Collected data ->
══════════════════════════════
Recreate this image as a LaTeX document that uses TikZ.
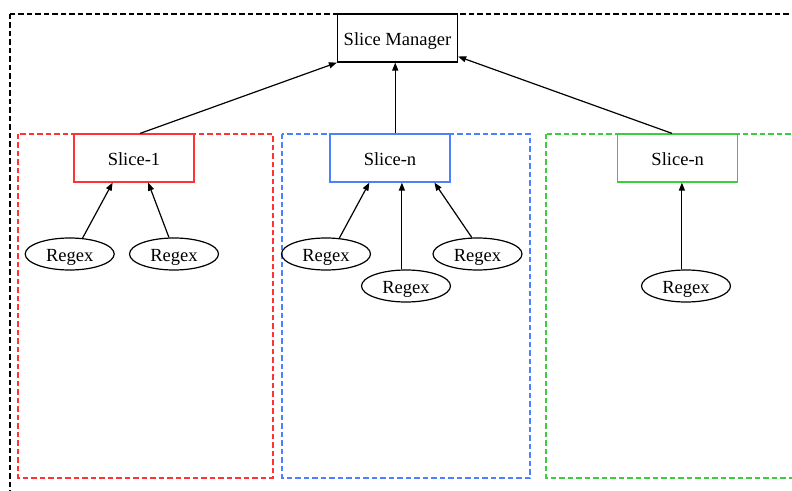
\documentclass[tikz,border=0pt]{standalone}
\usepackage{fontspec}
\setmainfont{Liberation Serif}
\usetikzlibrary{arrows.meta,shapes.geometric}
\definecolor{slicered}{RGB}{255,51,51}
\definecolor{sliceblue}{RGB}{77,128,255}
\definecolor{slicegreen}{RGB}{60,205,60}

\begin{document}
\begin{tikzpicture}[x=1bp,y=-1bp,line width=1.2bp,
    every node/.style={font=\fontsize{18.6}{22}\selectfont,text height=14.2bp,text depth=0bp},
    slicebox/.style={draw,rectangle,minimum width=120bp,minimum height=48bp},
    regexnode/.style={draw,ellipse,minimum width=89bp,minimum height=32bp,inner sep=0pt},
    arr/.style={-{Triangle[length=8bp,width=6bp]}},
    cluster/.style={dash pattern=on 5.5bp off 3bp}]
  \useasboundingbox (0,0) rectangle (792,491);
  %\draw[very thin,color=gray] (0,0) grid[step=50] (792,491);
  \draw[cluster] (10,14) rectangle (820,520);
  \draw[cluster,slicered] (18,134) rectangle (273,478);
  \draw[cluster,sliceblue] (282,134) rectangle (530,478);
  \draw[cluster,slicegreen] (546,134) rectangle (830,478);
  \node[slicebox,fill=white] (sm) at (397.5,38) {Slice Manager};
  \node[slicebox,draw=slicered] (s1) at (134,158) {Slice-1};
  \node[slicebox,draw=sliceblue] (s2) at (390,158) {Slice-n};
  \node[slicebox,draw=slicegreen] (s3) at (677.7,158) {Slice-n};
  \node[regexnode] (r1) at (69.7,254) {Regex};
  \node[regexnode] (r2) at (174,254) {Regex};
  \node[regexnode] (b1) at (326,254) {Regex};
  \node[regexnode] (b2) at (406,286) {Regex};
  \node[regexnode] (b3) at (477.5,254) {Regex};
  \node[regexnode] (g1) at (686,286) {Regex};
  \draw[arr] (s1.76) -- (sm.south west);
  \draw[arr] (s2.78) -- (s2.78 |- sm.south);
  \draw[arr] (s3.103) -- (sm.343);
  \draw[arr] (r1.51) -- (s1.229);
  \draw[arr] (r2.107) -- (s1.300);
  \draw[arr] (b1.50) -- (s2.230);
  \draw[arr] (b2.104) -- (b2.104 |- s2.south);
  \draw[arr] (b3.109) -- (s2.331);
  \draw[arr] (g1.104) -- (g1.104 |- s3.south);
\end{tikzpicture}
\end{document}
══════════════════════════════
Stated problem ->
Copy out every line of the material above exactly, skipping the pictures.

Solution to this task ->
Recreate this image as a LaTeX document that uses TikZ.
\documentclass[tikz,border=0pt]{standalone}
\usepackage{fontspec}
\setmainfont{Liberation Serif}
\usetikzlibrary{arrows.meta,shapes.geometric}
\definecolor{slicered}{RGB}{255,51,51}
\definecolor{sliceblue}{RGB}{77,128,255}
\definecolor{slicegreen}{RGB}{60,205,60}

\begin{document}
\begin{tikzpicture}[x=1bp,y=-1bp,line width=1.2bp,
    every node/.style={font=\fontsize{18.6}{22}\selectfont,text height=14.2bp,text depth=0bp},
    slicebox/.style={draw,rectangle,minimum width=120bp,minimum height=48bp},
    regexnode/.style={draw,ellipse,minimum width=89bp,minimum height=32bp,inner sep=0pt},
    arr/.style={-{Triangle[length=8bp,width=6bp]}},
    cluster/.style={dash pattern=on 5.5bp off 3bp}]
  \useasboundingbox (0,0) rectangle (792,491);
  %\draw[very thin,color=gray] (0,0) grid[step=50] (792,491);
  \draw[cluster] (10,14) rectangle (820,520);
  \draw[cluster,slicered] (18,134) rectangle (273,478);
  \draw[cluster,sliceblue] (282,134) rectangle (530,478);
  \draw[cluster,slicegreen] (546,134) rectangle (830,478);
  \node[slicebox,fill=white] (sm) at (397.5,38) {Slice Manager};
  \node[slicebox,draw=slicered] (s1) at (134,158) {Slice-1};
  \node[slicebox,draw=sliceblue] (s2) at (390,158) {Slice-n};
  \node[slicebox,draw=slicegreen] (s3) at (677.7,158) {Slice-n};
  \node[regexnode] (r1) at (69.7,254) {Regex};
  \node[regexnode] (r2) at (174,254) {Regex};
  \node[regexnode] (b1) at (326,254) {Regex};
  \node[regexnode] (b2) at (406,286) {Regex};
  \node[regexnode] (b3) at (477.5,254) {Regex};
  \node[regexnode] (g1) at (686,286) {Regex};
  \draw[arr] (s1.76) -- (sm.south west);
  \draw[arr] (s2.78) -- (s2.78 |- sm.south);
  \draw[arr] (s3.103) -- (sm.343);
  \draw[arr] (r1.51) -- (s1.229);
  \draw[arr] (r2.107) -- (s1.300);
  \draw[arr] (b1.50) -- (s2.230);
  \draw[arr] (b2.104) -- (b2.104 |- s2.south);
  \draw[arr] (b3.109) -- (s2.331);
  \draw[arr] (g1.104) -- (g1.104 |- s3.south);
\end{tikzpicture}
\end{document}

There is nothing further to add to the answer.